• _Exercise description_
In the listing that follows, retype every line from the first through the one containing "Chart.register(...registerables);". Pictures are to be left out.

── Provided material

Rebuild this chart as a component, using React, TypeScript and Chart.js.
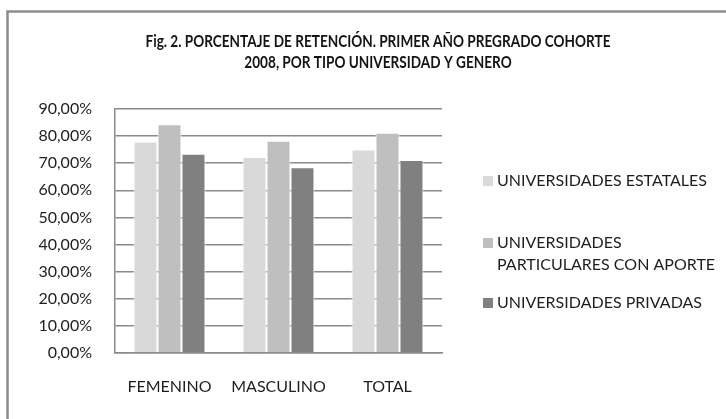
import React, { useEffect, useRef } from "react";
import { Chart, registerables } from "chart.js";

Chart.register(...registerables);

const categories = ["FEMENINO", "MASCULINO", "TOTAL"];
const seriesNames = [
  ["UNIVERSIDADES ESTATALES"],
  ["UNIVERSIDADES", "PARTICULARES CON APORTE"],
  ["UNIVERSIDADES PRIVADAS"],
];
const estatales = [78.0, 72.3, 75.1];
const particulares = [84.4, 78.3, 81.2];
const privadas = [73.5, 68.5, 71.2];
const titleLines = [
  "Fig. 2. PORCENTAJE DE RETENCIÓN. PRIMER AÑO PREGRADO COHORTE",
  "2008, POR TIPO UNIVERSIDAD Y GENERO",
];
const yMax = 90;
const yStep = 10;

const colors = ["#d9d9d9", "#bfbfbf", "#808080"];
const FONT = "Lato";
const TEXT = "#1e1e1e";
const GRID = "#8a8a8a";

const decorPlugin = {
  id: "decor",
  afterDraw(chart: any) {
    const ctx = chart.ctx as CanvasRenderingContext2D;
    ctx.save();
    // outer frame (top + left visible)
    ctx.strokeStyle = "#8c8c8c";
    ctx.lineWidth = 2.5;
    ctx.beginPath();
    ctx.moveTo(726, 11.5);
    ctx.lineTo(7.5, 11.5);
    ctx.lineTo(7.5, 419);
    ctx.stroke();

    // title
    ctx.fillStyle = "#141414";
    ctx.font = `bold 17px ${FONT}`;
    ctx.textBaseline = "middle";
    const tScale = 465 / ctx.measureText(titleLines[0]).width;
    const tys = [42, 63];
    titleLines.forEach((t, i) => {
      const w = ctx.measureText(t).width * tScale;
      ctx.save();
      ctx.translate(378 - w / 2, tys[i]);
      ctx.scale(tScale, 1);
      ctx.textAlign = "left";
      ctx.fillText(t, 0, 0);
      ctx.restore();
    });

    // legend
    ctx.fillStyle = TEXT;
    ctx.font = `16px ${FONT}`;
    const lScale = 210 / ctx.measureText(seriesNames[0][0]).width;
    const itemY = [181, 243, 303];
    seriesNames.forEach((lines, i) => {
      const ds = chart.data.datasets[i];
      ctx.fillStyle = ds.backgroundColor;
      ctx.fillRect(483, itemY[i] - 5, 10, 10);
      ctx.fillStyle = TEXT;
      lines.forEach((ln, j) => {
        ctx.save();
        ctx.translate(497, itemY[i] + j * 22);
        ctx.scale(lScale, 1);
        ctx.textAlign = "left";
        ctx.fillText(ln, 0, 0);
        ctx.restore();
      });
    });
    ctx.restore();
  },
};

export default function App() {
  const ref = useRef<HTMLCanvasElement>(null);
  useEffect(() => {
    document.body.style.margin = "0";
    const chart = new Chart(ref.current!, {
      type: "bar",
      data: {
        labels: categories,
        datasets: [
          { label: seriesNames[0].join(" "), data: estatales, backgroundColor: colors[0] },
          { label: seriesNames[1].join(" "), data: particulares, backgroundColor: colors[1] },
          { label: seriesNames[2].join(" "), data: privadas, backgroundColor: colors[2] },
        ].map((d) => ({
          ...d,
          borderColor: "#ffffff",
          borderWidth: 1,
          categoryPercentage: 0.66,
          barPercentage: 1,
        })),
      },
      options: {
        responsive: false,
        animation: false,
        layout: { padding: { top: 109, right: 284, left: 0, bottom: 0 } },
        plugins: {
          legend: { display: false },
          title: { display: false },
          tooltip: { enabled: false },
        },
        scales: {
          x: {
            grid: { display: false, drawTicks: false },
            border: { display: true, color: GRID, width: 1.5 },
            ticks: { color: TEXT, font: { family: FONT, size: 16 }, padding: 24 },
            afterFit: (s: any) => {
              s.height = 66;
            },
          },
          y: {
            min: 0,
            max: yMax,
            grid: { color: GRID, lineWidth: 1.5, drawTicks: false },
            border: { display: true, color: GRID, width: 1.5 },
            ticks: {
              stepSize: yStep,
              color: TEXT,
              font: { family: FONT, size: 16 },
              padding: 23,
              callback: (v: any) => Number(v).toFixed(2).replace(".", ",") + "%",
            },
            afterFit: (s: any) => {
              s.width = 115;
            },
          },
        },
      },
      plugins: [decorPlugin],
    });
    return () => chart.destroy();
  }, []);
  return (
    <div style={{ width: 726, height: 419 }}>
      <canvas ref={ref} width={726} height={419} style={{ display: "block" }} />
    </div>
  );
}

────

• _The result_
Rebuild this chart as a component, using React, TypeScript and Chart.js.
import React, { useEffect, useRef } from "react";
import { Chart, registerables } from "chart.js";

Chart.register(...registerables);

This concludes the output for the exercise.